Effective separation of xylene isomers is possible through continuous membrane processes, specifically pervaporation, utilizing MFI-type zeolite membranes. The average pore size of MFI-type zeolite (0.6 nanometers) is large enough to allow para-xylene (molecular size ~0.56 nanometers) to pass and excludes bulkier ortho- and meta- isomers (molecular size ~0.68 nanometers). Separation through MFI-type zeolite occurs via transport differences of each isomer across the membrane and it is desired to exploit this property for use in pervaporation. Currently, MFI-type membranes have demonstrated the ability to separate xylene isomers under vapor permeation conditions where the partial pressures of xylene are extremely low resulting in impractically low flux values; at increased xylene exposure the separation capability is lost.

Observation of the differences in transport and separation capability through MFI membranes of varying microstructure and defect concentrations show these properties can significantly affect membrane performance as well as mechanical stability.

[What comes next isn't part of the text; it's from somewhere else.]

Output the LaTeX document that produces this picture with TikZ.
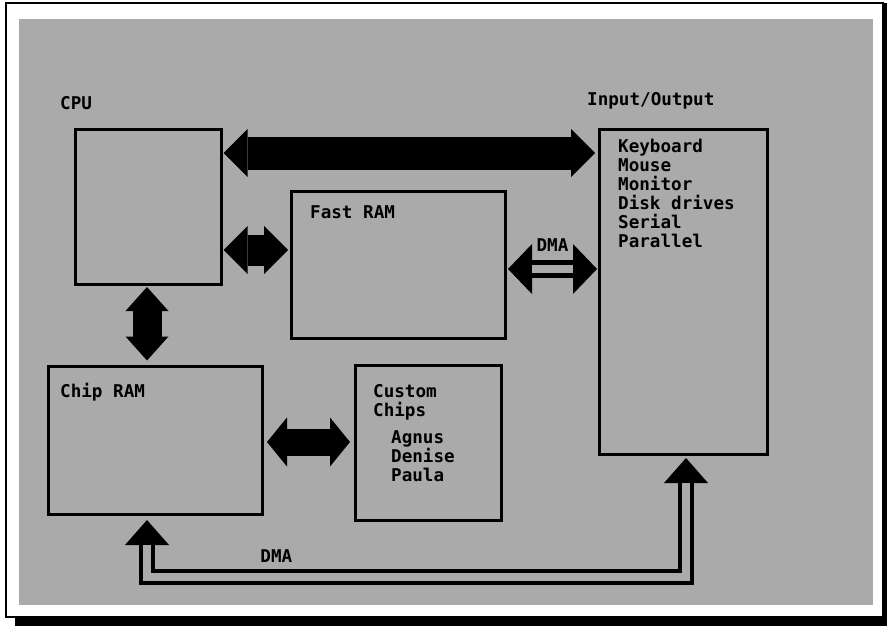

Fundamental studies demonstrate that the framework distortion experienced by the MFI zeolite at high para-xylene loading results in the loss of molecular sieving capability and is the cause of poor pervaporation separation performance rather than the presence of intercrystalline defects. These findings shift the focus from development of a defect-free membrane to one with enhanced framework rigidity. Studies into isomorphous substitution of Si in the MFI framework and synthesis of bilayer structures direct the development of silicalite/ZSM-5 bilayer membranes, which exhibit significantly, enhanced para-xylene selectivity (α = 60), reasonable flux (0.13 kg.m-2.hr-1), and performance stability under pervaporation conditions.